How an Education class challenged my STEM experience

IMG_3280My name is Marjorie Morales and I am a rising senior Kinesiology major, and creator of this website, IDEAL STEM. Since starting college in Fall 2013, I have taken a total of 17 STEM classes and 7 non-STEM. As you can guess, I’m very familiar with the typical STEM classroom: you walk in, sit down in your self-designated seat, listen to lecture, and then walk out. Straightforward.

If lectures are the only type of educational experiences that you know, then this type of classroom doesn’t seem odd. After all, there is so much to learn in the world of science, and we only have 55 minutes to attempt to get through it all. It makes sense to keep chatting to a minimum in order to make the most of lecture.

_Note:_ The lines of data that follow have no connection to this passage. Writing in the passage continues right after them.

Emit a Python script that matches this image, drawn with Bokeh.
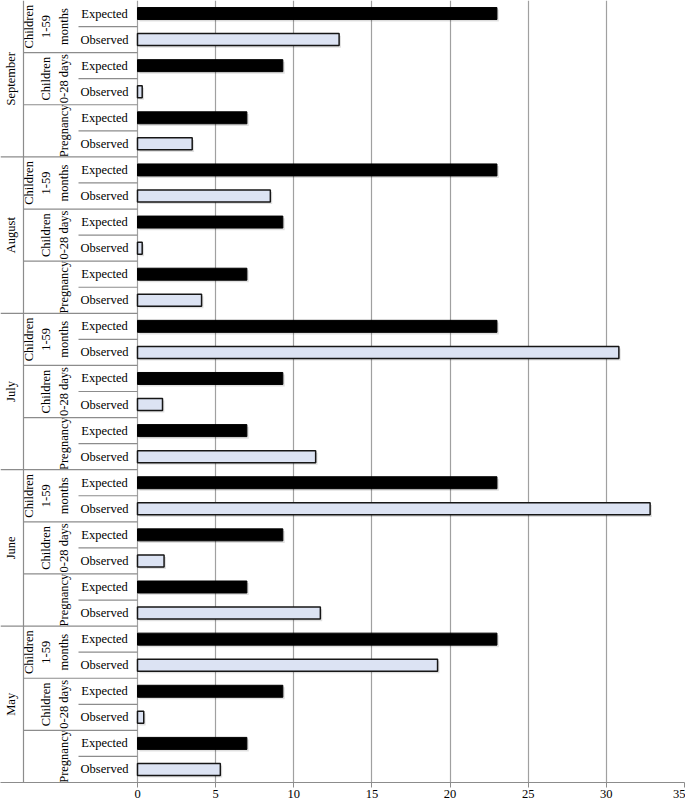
import math
from bokeh.plotting import figure
from bokeh.models import Range1d, FixedTicker, ColumnDataSource
from bokeh.embed import file_html
from bokeh.resources import INLINE
from bokeh.core.properties import value

# ---------------- data (bottom to top order) ----------------
months = ["May", "June", "July", "August", "September"]
groups = ["Pregnancy", "Children 0-28 days", "Children 1-59 months"]
group_labels = ["Pregnancy", "Children\n0-28 days", "Children\n1-59\nmonths"]
measures = ["Observed", "Expected"]

expected = [7.0, 9.3, 23.0]                        # per group, same every month
observed_pregnancy = [5.3, 11.7, 11.4, 4.1, 3.5]   # May..September
observed_0_28_days = [0.4, 1.7, 1.6, 0.3, 0.3]
observed_1_59_months = [19.2, 32.8, 30.8, 8.5, 12.9]
x_ticks = [0, 5, 10, 15, 20, 25, 30, 35]

observed_by_group = [observed_pregnancy, observed_0_28_days, observed_1_59_months]

# ---------------- layout constants ----------------
W, H = 685, 800
AXIS_PX = 137            # px from frame left edge to x=0
X_MAX = 35
PX_PER_UNIT = (W - 1 - AXIS_PX) / X_MAX
X_START = -AXIS_PX / PX_PER_UNIT


def px(p):
    """horizontal pixel position in the label area -> data x"""
    return (p - AXIS_PX) / PX_PER_UNIT


FONT = "Liberation Serif"
LINE = "#8c8c8c"

rows_y, rows_v, rows_m = [], [], []
for mi, m in enumerate(months):
    for gi, g in enumerate(groups):
        for k, meas in enumerate(measures):
            r = mi * 6 + gi * 2 + k
            rows_y.append(r + 0.5)
            rows_m.append(meas)
            if meas == "Expected":
                rows_v.append(expected[gi])
            else:
                rows_v.append(observed_by_group[gi][mi])

exp_y = [y for y, m in zip(rows_y, rows_m) if m == "Expected"]
exp_v = [v for v, m in zip(rows_v, rows_m) if m == "Expected"]
obs_y = [y for y, m in zip(rows_y, rows_m) if m == "Observed"]
obs_v = [v for v, m in zip(rows_v, rows_m) if m == "Observed"]

exp_src = ColumnDataSource(dict(y=exp_y, v=exp_v))
obs_src = ColumnDataSource(dict(y=obs_y, v=obs_v))
SH_X, SH_Y = 0.12, 0.08
shadow_src = ColumnDataSource(dict(y=[y - SH_Y for y in rows_y],
                                   l=[SH_X] * len(rows_v),
                                   r=[v + SH_X for v in rows_v]))

p = figure(width=W, height=H, output_backend="svg", toolbar_location=None,
           x_range=Range1d(X_START, X_MAX), y_range=Range1d(0, 30),
           min_border_left=0, min_border_right=1, min_border_top=0,
           min_border_bottom=0)
p.outline_line_color = None
p.background_fill_color = "white"
p.border_fill_color = "white"

p.yaxis.visible = False
p.ygrid.visible = False
p.xgrid.ticker = FixedTicker(ticks=x_ticks)
p.xgrid.grid_line_color = "#a0a0a0"
p.xgrid.grid_line_width = 1.2

ax = p.xaxis[0]
ax.ticker = FixedTicker(ticks=x_ticks)
ax.axis_line_color = LINE
ax.axis_line_width = 1.2
ax.major_tick_line_color = LINE
ax.major_tick_in = 0
ax.major_tick_out = 5
ax.minor_tick_line_color = None
ax.major_label_standoff = 2
ax.major_label_text_font = FONT
ax.major_label_text_font_size = "12.5px"
ax.major_label_text_color = "black"

H_BAR = 0.46
p.hbar(y="y", left="l", right="r", height=H_BAR, source=shadow_src,
       fill_color="black", fill_alpha=0.12, line_color=None)
p.hbar(y="y", left=0, right="v", height=H_BAR, source=exp_src,
       fill_color="black", line_color="black", line_width=1)
p.hbar(y="y", left=0, right="v", height=H_BAR, source=obs_src,
       fill_color="#dce3f3", line_color="#161616", line_width=1.5)

# ---------------- category labels ----------------
p.text(x=[px(104)] * len(rows_y), y=rows_y, text=rows_m,
       text_font=value(FONT), text_font_size="12.5px", text_color="black",
       text_align="center", text_baseline="middle")

gy, gt = [], []
for mi in range(len(months)):
    for gi in range(len(groups)):
        gy.append(mi * 6 + gi * 2 + 1)
        gt.append(group_labels[gi])
p.text(x=[px(70)] * len(gy), y=gy, text=gt, angle=math.pi / 2,
       text_font=value(FONT), text_font_size="12.5px", text_color="black",
       text_align="center", text_baseline="bottom", text_line_height=1.25)

p.text(x=[px(10)] * len(months), y=[mi * 6 + 3 for mi in range(len(months))],
       text=months, angle=math.pi / 2,
       text_font=value(FONT), text_font_size="12.5px", text_color="black",
       text_align="center", text_baseline="middle")

# ---------------- separators ----------------
sx0, sy0, sx1, sy1 = [], [], [], []
for mi in range(len(months)):
    base = mi * 6
    for gi in range(len(groups)):
        y = base + gi * 2 + 1
        sx0.append(px(78)); sx1.append(0); sy0.append(y); sy1.append(y)
    for gi in (1, 2):
        y = base + gi * 2
        sx0.append(px(23)); sx1.append(0); sy0.append(y); sy1.append(y)
    if mi > 0:
        sx0.append(X_START); sx1.append(0); sy0.append(base); sy1.append(base)
    # vertical level separator between month and group columns
    sx0.append(px(23)); sx1.append(px(23)); sy0.append(base); sy1.append(base + 6)
p.segment(x0=sx0, y0=sy0, x1=sx1, y1=sy1, line_color=LINE, line_width=1.2)

open("out.html", "w").write(file_html(p, INLINE))
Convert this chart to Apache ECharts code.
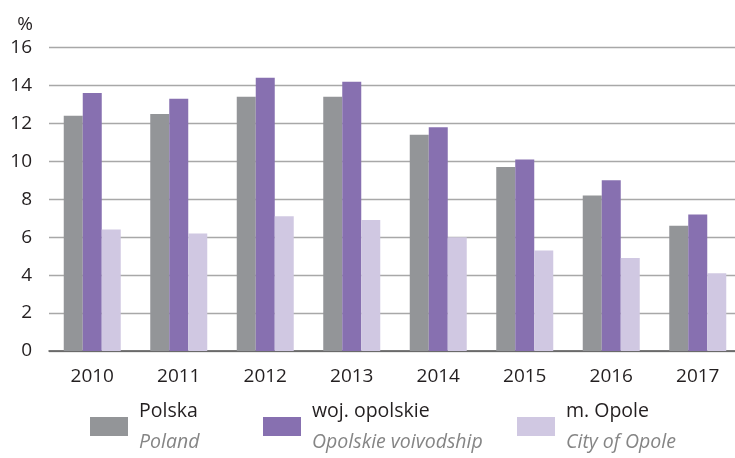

It wasn’t until I visited Professor Terry’s Education class that I realized how drastically different STEM classes were from others. I was invited by a fellow student to visit this class and basically talk about my experience as a STEM major at Oxy. I fully expected to spend a total of 15-20 minutes in the 85 minute class and then leave. I was so surprised when Professor Terry actually spent time at the beginning of class to check in with every single student, all 20 of them. Some students didn’t have much to say, but some students expanded on life updates from the past week, indicating that this was a regular occurrence. It was a very personal moment that I had never experienced in any of my science classrooms.

I started feeling as if my educational experience lacked that interpersonal component that makes college so engaging and unique. I don’t really know my classmates or my professors very well, and they don’t know anything about me either. So my question is why? Why don’t we talk to each other? And do interpersonal classrooms have a valuable place in STEM classrooms? 

My answer is: Yes, I do think that such classrooms are valuable, even in STEM. Despite STEM being regarded as “truth” and “fact,” I don’t think that means classes should feel removed from human experience. As if somehow science is separate from real life.

I could see how it would be rather inconvenient to spend half a class talking about life updates, especially when the introductory classes have 36 students, but that doesn’t mean that all human interaction has to go away completely. I personally feel more connected to my professors when they ask me what I did over the weekend, or if they just ask me how I’m doing in general. I’m very shy when it comes to asking for help, but my relationships with the Kinesiology professors are the reason why I’ve been able to succeed in my major. (Full disclosure: I talk to my advisor at least twice a month just to talk about life updates, both academic and personal.) So when I step into my Kinesiology classroom, I do not feel like I’m a guest in my professor’s territory. Instead, I feel like I’m an active participant, meeting in the classroom to engage with the material. That’s the type of feeling that made me stay in Kinesiology: that my presence in those classes actually mattered.

So while there is a belief that STEM classes should be taught differently from humanities classes, that doesn’t mean that that interpersonal conversations don’t have value. While such conversations may not directly contribute to a student’s exam score, it just might help that student who’s struggling to feel more comfortable in class. And that comfort and belonging is what will certainly help them succeed.